Sales & Use Tax Reverse Audits – What Manufacturing CFOs Need to Know

Sales & use tax is often treated as a pass‑through, but in manufacturing it can be a significant cost center—and one that is frequently overpaid. A “reverse audit” is a structured review of historical transactions to identify and document sales & use tax refunds you are legally entitled to.

12/2/20251 min read

a political poster with a man leaning on a barrel
a political poster with a man leaning on a barrel
What is a sales & use tax reverse audit?

In a standard audit, a state looks for underpayments; in a reverse audit, your team or an advisor looks for overpayments and missed exemptions.​

Key elements:

  • Review 3–4 years of purchases and fixed assets for over‑taxed items.​

  • Apply state‑specific rules and exemptions for manufacturing equipment, utilities, and production inputs.​

The result is a set of refund claims or credits supported by documentation and legal references.

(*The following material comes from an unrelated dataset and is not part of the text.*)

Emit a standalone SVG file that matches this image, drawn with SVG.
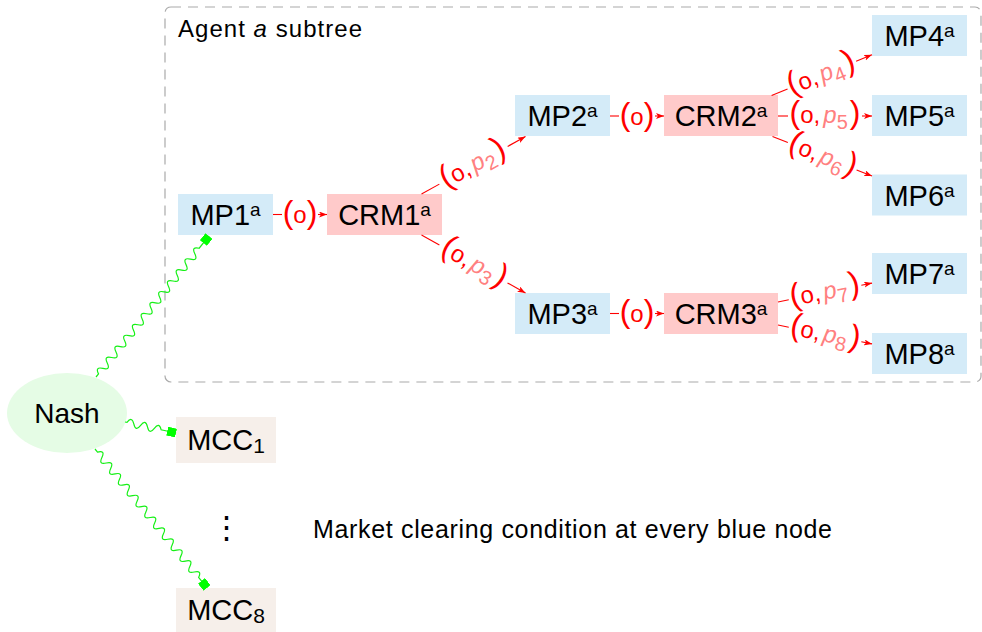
<svg xmlns="http://www.w3.org/2000/svg" width="982" height="632" viewBox="0 0 982 632">
<style>
text{font-family:"Liberation Sans",Arial,sans-serif;fill:#000}
.mp rect{fill:#d4ebf8}
.crm rect{fill:#ffcaca}
.mcc rect{fill:#f6efea}
.nd text{font-size:29px;text-anchor:middle}
.sup{font-size:19px}
.sub2{font-size:21px}
.ed line{stroke:#ff0000;stroke-width:1.1}
.el{text-anchor:middle}
.pa{font-size:32px;fill:#ff0000}
.o{font-size:24px;fill:#ff0000}
.p{font-size:24px;font-style:italic;fill:#ff8080}
.s{font-size:20px;fill:#ff8080}
.sn path{fill:none;stroke:#16f016;stroke-width:1.2}
</style>
<defs>
<marker id="ah" markerUnits="userSpaceOnUse" markerWidth="9" markerHeight="7" refX="8" refY="3" orient="auto" viewBox="0 0 9 7"><path d="M0,0 L8,3 L0,6 L2,3 z" fill="#ff0000"/></marker>
<marker id="sq" markerUnits="userSpaceOnUse" markerWidth="9" markerHeight="9" refX="9" refY="4.5" orient="auto" viewBox="0 0 9 9"><rect width="9" height="9" fill="#00ff00"/></marker>
</defs>

<g id="subtree-frame">
<rect x="165" y="7" width="816" height="375" rx="6" fill="none" stroke="#aaaaaa" stroke-width="1.2" stroke-dasharray="10,7"/>
<text x="178" y="37" font-size="24" textLength="184" lengthAdjust="spacing">Agent <tspan font-style="italic">a</tspan> subtree</text>
</g>

<g id="nash"><ellipse cx="67" cy="413" rx="60" ry="40" fill="#e5fce5"/><text x="67" y="423" font-size="28" text-anchor="middle">Nash</text></g>

<g id="MP1" class="nd mp"><rect x="178" y="194" width="95" height="41"/><text x="225.5" y="225">MP1<tspan class="sup" dy="-9">a</tspan></text></g>
<g id="CRM1" class="nd crm"><rect x="327" y="194" width="115" height="41"/><text x="384.5" y="225">CRM1<tspan class="sup" dy="-9">a</tspan></text></g>
<g id="MP2" class="nd mp"><rect x="515" y="95" width="95" height="41"/><text x="562.5" y="126">MP2<tspan class="sup" dy="-9">a</tspan></text></g>
<g id="CRM2" class="nd crm"><rect x="664" y="95" width="114" height="41"/><text x="721" y="126">CRM2<tspan class="sup" dy="-9">a</tspan></text></g>
<g id="MP3" class="nd mp"><rect x="515" y="293" width="95" height="41"/><text x="562.5" y="324">MP3<tspan class="sup" dy="-9">a</tspan></text></g>
<g id="CRM3" class="nd crm"><rect x="664" y="293" width="114" height="41"/><text x="721" y="324">CRM3<tspan class="sup" dy="-9">a</tspan></text></g>
<g id="MP4" class="nd mp"><rect x="872" y="15" width="95" height="41"/><text x="919.5" y="46">MP4<tspan class="sup" dy="-9">a</tspan></text></g>
<g id="MP5" class="nd mp"><rect x="872" y="95" width="95" height="41"/><text x="919.5" y="126">MP5<tspan class="sup" dy="-9">a</tspan></text></g>
<g id="MP6" class="nd mp"><rect x="872" y="174.5" width="95" height="41"/><text x="919.5" y="205.5">MP6<tspan class="sup" dy="-9">a</tspan></text></g>
<g id="MP7" class="nd mp"><rect x="872" y="253" width="95" height="41"/><text x="919.5" y="284">MP7<tspan class="sup" dy="-9">a</tspan></text></g>
<g id="MP8" class="nd mp"><rect x="872" y="333" width="95" height="41"/><text x="919.5" y="364">MP8<tspan class="sup" dy="-9">a</tspan></text></g>
<g id="MCC1" class="nd mcc"><rect x="176" y="417" width="100" height="46"/><text x="226" y="450">MCC<tspan class="sub2" dy="3">1</tspan></text></g>
<g id="MCC8" class="nd mcc"><rect x="176" y="588" width="100" height="46"/><text x="226" y="620">MCC<tspan class="sub2" dy="3">8</tspan></text></g>

<g id="vdots"><text x="226" y="538" font-family="DejaVu Sans" font-weight="200" font-size="31" text-anchor="middle">⋮</text></g>
<g id="note"><text x="313" y="538" font-size="25" textLength="519" lengthAdjust="spacing">Market clearing condition at every blue node</text></g>

<g id="connectors">
<g class="ed">
<g transform="translate(273,214.5)"><line x1="0" x2="9"/><line x1="45" x2="54" marker-end="url(#ah)"/><text class="el" x="27" y="8.5"><tspan class="pa">(</tspan><tspan class="o">o</tspan><tspan class="pa">)</tspan></text></g>
<g transform="translate(610,116)"><line x1="0" x2="9"/><line x1="45" x2="54" marker-end="url(#ah)"/><text class="el" x="27" y="8.5"><tspan class="pa">(</tspan><tspan class="o">o</tspan><tspan class="pa">)</tspan></text></g>
<g transform="translate(610,313.5)"><line x1="0" x2="9"/><line x1="45" x2="54" marker-end="url(#ah)"/><text class="el" x="27" y="8.5"><tspan class="pa">(</tspan><tspan class="o">o</tspan><tspan class="pa">)</tspan></text></g>

<g transform="translate(421.5,194) rotate(-28.9)"><line x1="0" x2="20.4"/><line x1="98.4" x2="118.8" marker-end="url(#ah)"/><text class="el" x="59.4" y="7"><tspan class="pa">(</tspan><tspan class="o">o,</tspan><tspan class="p" dx="3">p</tspan><tspan class="s" dy="6">2</tspan><tspan class="pa" dy="-6" dx="2">)</tspan></text></g>
<g transform="translate(421.5,235) rotate(29.15)"><line x1="0" x2="20.5"/><line x1="98.5" x2="119.1" marker-end="url(#ah)"/><text class="el" x="59.55" y="7"><tspan class="pa">(</tspan><tspan class="o">o,</tspan><tspan class="p" dx="3">p</tspan><tspan class="s" dy="6">3</tspan><tspan class="pa" dy="-6" dx="2">)</tspan></text></g>
<g transform="translate(771.6,95.5) rotate(-22.07)"><line x1="0" x2="17.2"/><line x1="91.2" x2="108.3" marker-end="url(#ah)"/><text class="el" x="54.15" y="7"><tspan class="pa">(</tspan><tspan class="o">o,</tspan><tspan class="p" dx="3">p</tspan><tspan class="s" dy="6">4</tspan><tspan class="pa" dy="-6" dx="2">)</tspan></text></g>
<g transform="translate(778,116)"><line x1="0" x2="10"/><line x1="84" x2="94" marker-end="url(#ah)"/><text class="el" x="47" y="7"><tspan class="pa">(</tspan><tspan class="o">o,</tspan><tspan class="p" dx="3">p</tspan><tspan class="s" dy="6">5</tspan><tspan class="pa" dy="-6" dx="2">)</tspan></text></g>
<g transform="translate(772.5,136.5) rotate(21.7)"><line x1="0" x2="16.5"/><line x1="90.5" x2="107.1" marker-end="url(#ah)"/><text class="el" x="53.55" y="7"><tspan class="pa">(</tspan><tspan class="o">o,</tspan><tspan class="p" dx="3">p</tspan><tspan class="s" dy="6">6</tspan><tspan class="pa" dy="-6" dx="2">)</tspan></text></g>
<g transform="translate(778,302) rotate(-11.37)"><line x1="0" x2="11"/><line x1="85" x2="95.9" marker-end="url(#ah)"/><text class="el" x="47.95" y="7"><tspan class="pa">(</tspan><tspan class="o">o,</tspan><tspan class="p" dx="3">p</tspan><tspan class="s" dy="6">7</tspan><tspan class="pa" dy="-6" dx="2">)</tspan></text></g>
<g transform="translate(778,325) rotate(11.37)"><line x1="0" x2="11"/><line x1="85" x2="95.9" marker-end="url(#ah)"/><text class="el" x="47.95" y="7"><tspan class="pa">(</tspan><tspan class="o">o,</tspan><tspan class="p" dx="3">p</tspan><tspan class="s" dy="6">8</tspan><tspan class="pa" dy="-6" dx="2">)</tspan></text></g>
</g>
<g class="sn">
<path transform="translate(96,377) rotate(-51.3)" marker-end="url(#sq)" d="M0,0 L4,0 q3.5,-7.5 7,0 t7,0 t7,0 t7,0 t7,0 t7,0 t7,0 t7,0 t7,0 t7,0 t7,0 t7,0 t7,0 t7,0 t7,0 t7,0 t7,0 t7,0 t7,0 t7,0 t7,0 t7,0 t7,0 L180.7,0"/>
<path transform="translate(125,422) rotate(12.2)" marker-end="url(#sq)" d="M0,0 L2,0 q3.5,-7.5 7,0 t7,0 t7,0 t7,0 t7,0 L52.2,0"/>
<path transform="translate(95,449) rotate(51.1)" marker-end="url(#sq)" d="M0,0 L4,0 q3.5,-7.5 7,0 t7,0 t7,0 t7,0 t7,0 t7,0 t7,0 t7,0 t7,0 t7,0 t7,0 t7,0 t7,0 t7,0 t7,0 t7,0 t7,0 t7,0 t7,0 t7,0 t7,0 t7,0 t7,0 L178.5,0"/>
</g>
</g>
</svg>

Where manufacturers overpay

Typical overpayment areas include:

  • Production equipment and parts – machines, replacement parts, and tooling that qualify for manufacturing exemptions but were taxed.​

  • Utilities – electricity, gas, and other utilities used directly in manufacturing where predominant‑use or similar rules can reduce tax.​

  • R&D and testing – qualifying R&D or quality‑control activities that may have exemption coverage but were treated as taxable.​

These issues arise because exemption rules vary by state, purchasing teams are busy, and invoices are coded under time pressure.​

How a reverse audit typically works

A typical manufacturing reverse audit follows a clear sequence:​

  • Scoping – define which plants, states, and years are in scope based on spend and risk.

  • Data gathering – extract AP, fixed‑asset, and utility data, focusing on high‑value and tax‑heavy categories.

  • Review and sampling – apply rules to targeted samples, then expand where patterns of overpayment are found.

  • Quantification – calculate potential refunds by invoice, vendor, and tax jurisdiction.

  • Documentation – assemble schedules, copies of invoices, and exemption rationale to support refund claims.

The same work also strengthens your position for future state audits.

Benefits for the CFO and tax team

A reverse audit is not just about a one‑time check; it has ongoing value.

  • Cash impact – refunds and credits that directly improve cash and effective tax rate.​

  • Process improvement – visibility into where coding, exemption handling, or vendor behavior need tightening.​

  • Audit readiness – better documentation and understanding of your tax profile before the state comes calling.​

For many manufacturers, a well‑executed reverse audit can produce six‑ or seven‑figure recoveries while giving finance and tax clearer control over indirect tax.